Выбрать главу

Иван Иванович вздохнул, но не горько, а как-то облегченно, улыбнулся еще раз своей счастливой улыбкой и сказал:

— Эх, Билюша!.. Знал бы ты, как мы жили!.. Ведь я двадцать лет боялся сказать, что я русский!..

Насчет двадцати лет это он, положим, преувеличил. Задолго до того знаменитого тоста можно было уже не бояться. Но социальный опыт у Ивана Ивановича был не такой, как у меня. И не такой, как у Нины Костериной.

И в 39-м, и уж тем более в 41-м он мог, конечно, сказать, что он русский. Вполне мог. Но — боялся. И даже когда давно можно было уже не бояться, — все-таки робел. Робел, как Иван Бровкин у Алексея Николаевича Толстого, — не умом, а поротой задницей.

В отличие от меня и моей почти сверстницы Нины, Иван Иванович хорошо помнил времена, когда слово «русский» было чуть ли не синонимом слова «белогвардеец». На политическом жаргоне его молодости слова — «Я — русский» звучали примерно так же, как если бы он сказал: «Я — за единую и неделимую Россию». А произнести вслух такое в те времена мог разве что какой-нибудь деникинский офицер.

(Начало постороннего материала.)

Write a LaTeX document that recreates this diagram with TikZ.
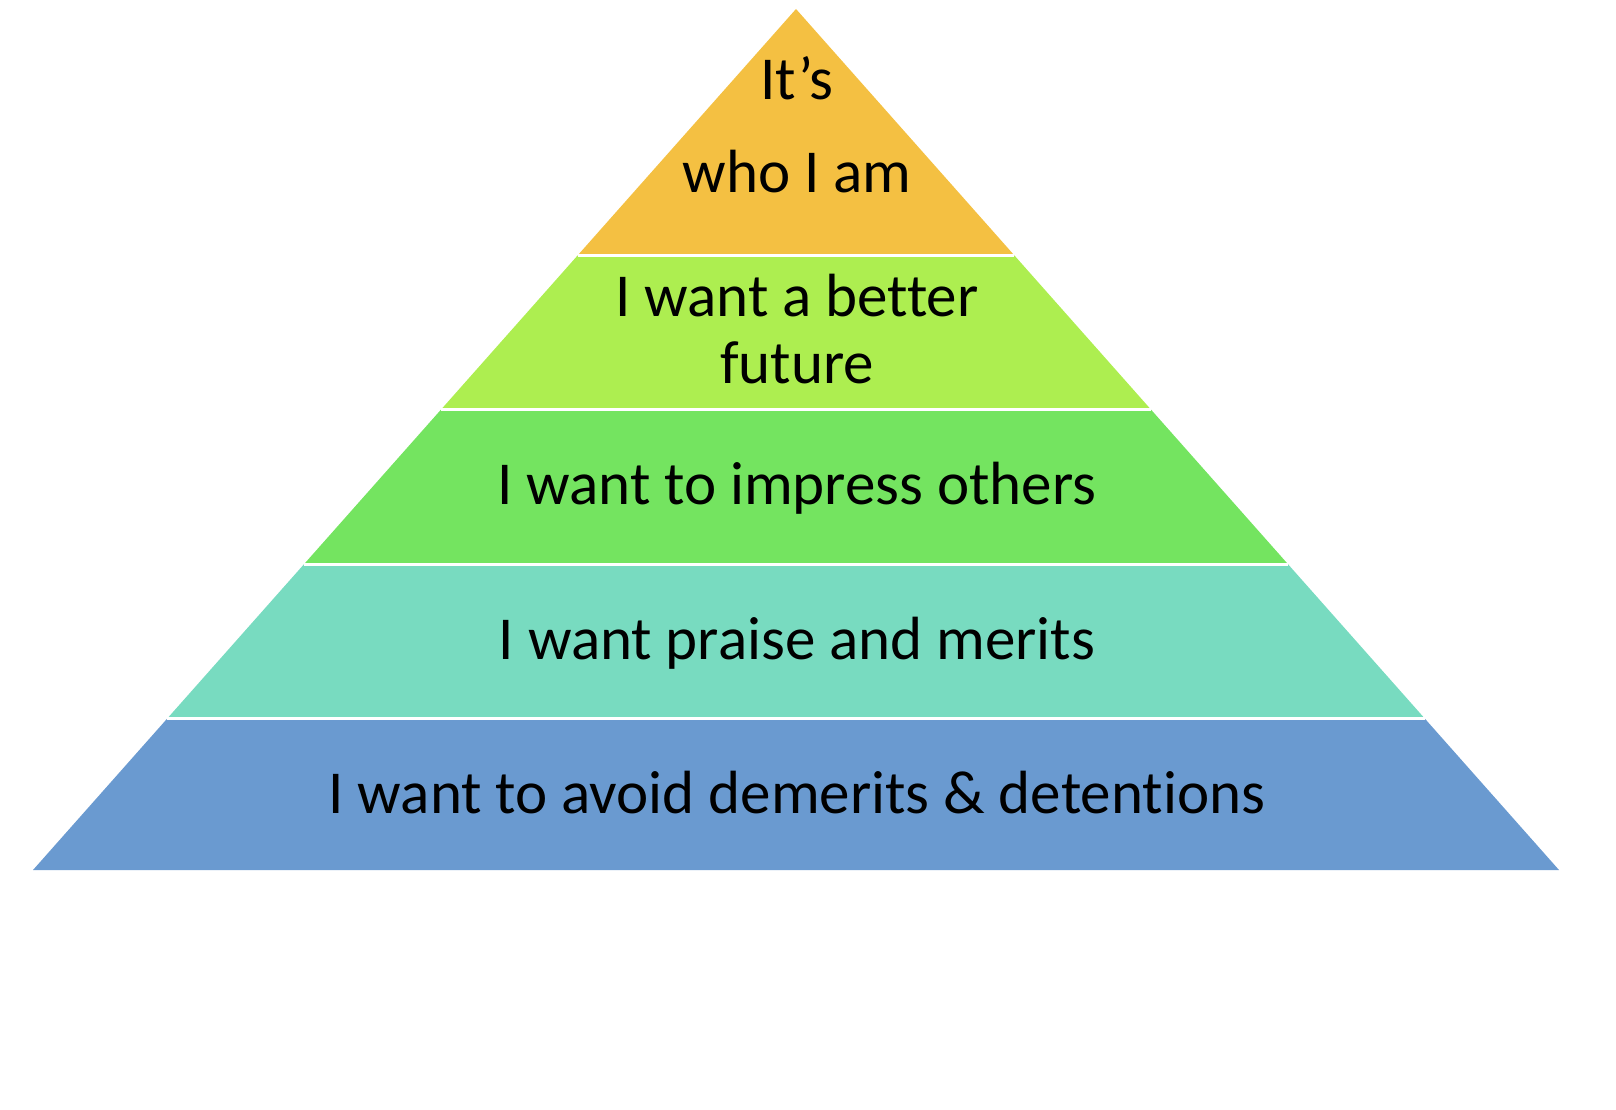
\documentclass[tikz,border=0pt]{standalone}
\usepackage{fontspec}
\setmainfont[Ligatures={NoCommon}]{Carlito}
\usetikzlibrary{calc}
\definecolor{cTop}{RGB}{244,192,66}
\definecolor{cLime}{RGB}{173,238,80}
\definecolor{cGreen}{RGB}{116,228,96}
\definecolor{cTeal}{RGB}{120,219,192}
\definecolor{cBlue}{RGB}{106,154,208}
\tikzset{
  lbl/.style={anchor=base, inner sep=0pt, text=black, font=\fontsize{61}{72}\selectfont},
  gap/.style={draw=white, line width=2.6pt}
}
\begin{document}
\begin{tikzpicture}[x=1pt,y=-1pt]
\useasboundingbox (0,0) rectangle (1616,1110);
\coordinate (apex) at (796,9);
\coordinate (bl) at (33,870);
\coordinate (br) at (1559,870);
\coordinate (l1) at ($(apex)!0.2863!(bl)$);
\coordinate (r1) at ($(apex)!0.2863!(br)$);
\coordinate (l2) at ($(apex)!0.4652!(bl)$);
\coordinate (r2) at ($(apex)!0.4652!(br)$);
\coordinate (l3) at ($(apex)!0.6452!(bl)$);
\coordinate (r3) at ($(apex)!0.6452!(br)$);
\coordinate (l4) at ($(apex)!0.8240!(bl)$);
\coordinate (r4) at ($(apex)!0.8240!(br)$);
\fill[cTop] (apex) -- (r1) -- (l1) -- cycle;
\fill[cLime] (l1) -- (r1) -- (r2) -- (l2) -- cycle;
\fill[cGreen] (l2) -- (r2) -- (r3) -- (l3) -- cycle;
\fill[cTeal] (l3) -- (r3) -- (r4) -- (l4) -- cycle;
\fill[cBlue] (l4) -- (r4) -- (br) -- (bl) -- cycle;
\draw[gap] (l1) -- (r1);
\draw[gap] (l2) -- (r2);
\draw[gap] (l3) -- (r3);
\draw[gap] (l4) -- (r4);
\node[lbl] (t1a) at (797,100) {It’s};
\node[lbl] (t1b) at (797,193) {who I am};
\node[lbl] (t2a) at (797,316) {I want a better};
\node[lbl] (t2b) at (797,383) {future};
\node[lbl] (t3) at (797,504) {I want to impress others};
\node[lbl] (t4) at (797,659) {I want praise and merits};
\node[lbl] (t5) at (797,813) {I want to avoid demerits \& detentions};
\end{tikzpicture}
\end{document}
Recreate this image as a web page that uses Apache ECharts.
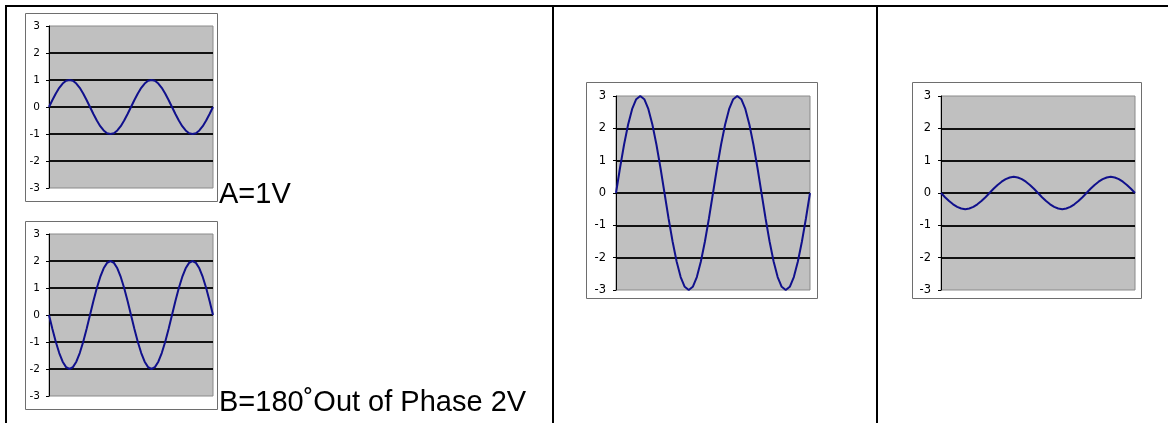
<!DOCTYPE html>
<html>
<head>
<meta charset="utf-8">
<title>Sine wave panels</title>
<script src="https://cdn.jsdelivr.net/npm/echarts@6/dist/echarts.min.js"></script>
<style>
  html, body { margin: 0; padding: 0; background: #ffffff; }
  #chart { width: 1168px; height: 423px; }
</style>
</head>
<body>
<div id="chart"></div>
<script>
// Phase angle in degrees, one sample every 15 degrees across two cycles
const phaseDeg = [
  0, 15, 30, 45, 60, 75, 90, 105, 120, 135, 150, 165, 180, 195, 210, 225, 240, 255, 270, 285, 300, 315, 330, 345,
  360, 375, 390, 405, 420, 435, 450, 465, 480, 495, 510, 525, 540, 555, 570, 585, 600, 615, 630, 645, 660, 675, 690, 705, 720
];

// Wave A, 1 V peak
const waveA = [
  0, 0.26, 0.5, 0.71, 0.87, 0.97, 1, 0.97, 0.87, 0.71, 0.5, 0.26, 0, -0.26, -0.5, -0.71, -0.87, -0.97, -1, -0.97, -0.87, -0.71, -0.5, -0.26,
  0, 0.26, 0.5, 0.71, 0.87, 0.97, 1, 0.97, 0.87, 0.71, 0.5, 0.26, 0, -0.26, -0.5, -0.71, -0.87, -0.97, -1, -0.97, -0.87, -0.71, -0.5, -0.26, 0
];

// Wave B, 2 V peak, 180 degrees out of phase
const waveB = [
  0, -0.52, -1, -1.41, -1.73, -1.93, -2, -1.93, -1.73, -1.41, -1, -0.52, 0, 0.52, 1, 1.41, 1.73, 1.93, 2, 1.93, 1.73, 1.41, 1, 0.52,
  0, -0.52, -1, -1.41, -1.73, -1.93, -2, -1.93, -1.73, -1.41, -1, -0.52, 0, 0.52, 1, 1.41, 1.73, 1.93, 2, 1.93, 1.73, 1.41, 1, 0.52, 0
];

// Middle panel: 3 V peak
const waveC = [
  0, 0.78, 1.5, 2.12, 2.6, 2.9, 3, 2.9, 2.6, 2.12, 1.5, 0.78, 0, -0.78, -1.5, -2.12, -2.6, -2.9, -3, -2.9, -2.6, -2.12, -1.5, -0.78,
  0, 0.78, 1.5, 2.12, 2.6, 2.9, 3, 2.9, 2.6, 2.12, 1.5, 0.78, 0, -0.78, -1.5, -2.12, -2.6, -2.9, -3, -2.9, -2.6, -2.12, -1.5, -0.78, 0
];

// Right panel: 0.5 V peak, inverted
const waveD = [
  0, -0.13, -0.25, -0.35, -0.43, -0.48, -0.5, -0.48, -0.43, -0.35, -0.25, -0.13, 0, 0.13, 0.25, 0.35, 0.43, 0.48, 0.5, 0.48, 0.43, 0.35, 0.25, 0.13,
  0, -0.13, -0.25, -0.35, -0.43, -0.48, -0.5, -0.48, -0.43, -0.35, -0.25, -0.13, 0, 0.13, 0.25, 0.35, 0.43, 0.48, 0.5, 0.48, 0.43, 0.35, 0.25, 0.13, 0
];

// Voltage axis ticks
const voltTicks = [-3, -2, -1, 0, 1, 2, 3];

const captionA = 'A=1V';
const captionB = 'B=180\u02DAOut of Phase 2V';

const panels = [
  { data: waveA, grid: { left: 49, top: 26, width: 164, height: 162 }, box: [25, 13, 192, 188], labelSize: 10.5, labelMargin: 9 },
  { data: waveB, grid: { left: 49, top: 234, width: 164, height: 162 }, box: [25, 221, 192, 188], labelSize: 10.5, labelMargin: 9 },
  { data: waveC, grid: { left: 616, top: 96, width: 194, height: 194 }, box: [586, 82, 231, 216], labelSize: 11.5, labelMargin: 10 },
  { data: waveD, grid: { left: 941, top: 96, width: 194, height: 194 }, box: [912, 82, 229, 216], labelSize: 11.5, labelMargin: 10 }
];

const chart = echarts.init(document.getElementById('chart'), null, { renderer: 'canvas' });

const grids = panels.map(p => Object.assign({
  show: true,
  backgroundColor: '#c0c0c0',
  borderColor: '#8a8a8a',
  borderWidth: 1,
  containLabel: false
}, p.grid));

const xAxes = panels.map((p, i) => ({
  type: 'category',
  gridIndex: i,
  data: phaseDeg,
  boundaryGap: false,
  show: false
}));

const yAxes = panels.map((p, i) => ({
  type: 'value',
  gridIndex: i,
  min: voltTicks[0],
  max: voltTicks[voltTicks.length - 1],
  interval: 1,
  axisLine: { show: true, lineStyle: { color: '#000', width: 1 } },
  axisTick: { show: true, length: 3, lineStyle: { color: '#000', width: 1 } },
  axisLabel: {
    color: '#000',
    fontSize: p.labelSize,
    fontFamily: 'DejaVu Sans',
    margin: p.labelMargin
  },
  splitLine: {
    show: true,
    showMinLine: false,
    showMaxLine: false,
    lineStyle: { color: '#111', width: 2 }
  }
}));

const series = panels.map((p, i) => ({
  type: 'line',
  xAxisIndex: i,
  yAxisIndex: i,
  data: p.data,
  showSymbol: false,
  symbol: 'none',
  smooth: false,
  lineStyle: { color: '#10108c', width: 2 },
  z: 3
}));

// Frames around each small chart
const frames = panels.map(p => ({
  type: 'rect',
  shape: { x: p.box[0] + 0.5, y: p.box[1] + 0.5, width: p.box[2], height: p.box[3] },
  style: { fill: '#ffffff', stroke: '#6e6e6e', lineWidth: 1 },
  z: -10
}));

// Table rules
const rules = [
  { type: 'rect', shape: { x: 5, y: 5, width: 1163, height: 2 }, style: { fill: '#000' } },
  { type: 'rect', shape: { x: 5, y: 5, width: 2, height: 418 }, style: { fill: '#000' } },
  { type: 'rect', shape: { x: 552, y: 5, width: 2, height: 418 }, style: { fill: '#000' } },
  { type: 'rect', shape: { x: 876, y: 5, width: 2, height: 418 }, style: { fill: '#000' } }
];

const captions = [
  { type: 'text', x: 219, y: 180, style: { text: captionA, font: '29px "Liberation Sans", Arial, sans-serif', fill: '#000', verticalAlign: 'top' } },
  { type: 'text', x: 219, y: 388, style: { text: captionB, font: '29px "Liberation Sans", Arial, sans-serif', fill: '#000', verticalAlign: 'top' } }
];

chart.setOption({
  animation: false,
  backgroundColor: '#ffffff',
  grid: grids,
  xAxis: xAxes,
  yAxis: yAxes,
  series: series,
  graphic: { elements: frames.concat(rules, captions) }
});
</script>
</body>
</html>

К моему соседу Ивану Ивановичу и моим разговорам с ним я не раз еще буду возвращаться, потому что разговоры эти играли весьма важную роль в тогдашней моей жизни. А сейчас я вспомнил про ту его реакцию на знаменитый сталинский тост, чтобы понятней было, как на самом деле огромна была та перемена в сознании моей сверстницы Нины Костериной, которой сама Нина, как это видно из ее дневниковой записи, особого значения не придала, даже смысла ее по-настоящему не осознала.

Произошла же с ней эта перемена потому, что в 1934 году появились так называемые «Критические заметки» Сталина, Кирова и Жданова к проекту школьного учебника истории СССР. И хотя опубликованы они были только в 1936-м, но уже 15 мая 1934-го на основе этих заметок было принято специальное постановление ЦК. А чуть позже по инициативе того же Сталина резкой критике была подвергнута пьеса Демьяна Бедного «Богатыри» — за издевательское отношение к великому историческому прошлому России.

Это и было началом того великого поворота, итогом которого стал тост Сталина за великий русский народ.

Реакцию взрослых на эту критику Демьяна я помню смутно. (Как-никак, мне было тогда всего девять лет.) Но все-таки — помню. А запомнилась она мне потому, что в разговорах друзей и приятелей отца, обсуждавших этот внезапный поворот колеса истории, кажется, впервые почувствовались мною первые симптомы той недоумевающей растерянности и тревоги, с какой несколькими годами позже был встречен пакт Сталина с Гитлером.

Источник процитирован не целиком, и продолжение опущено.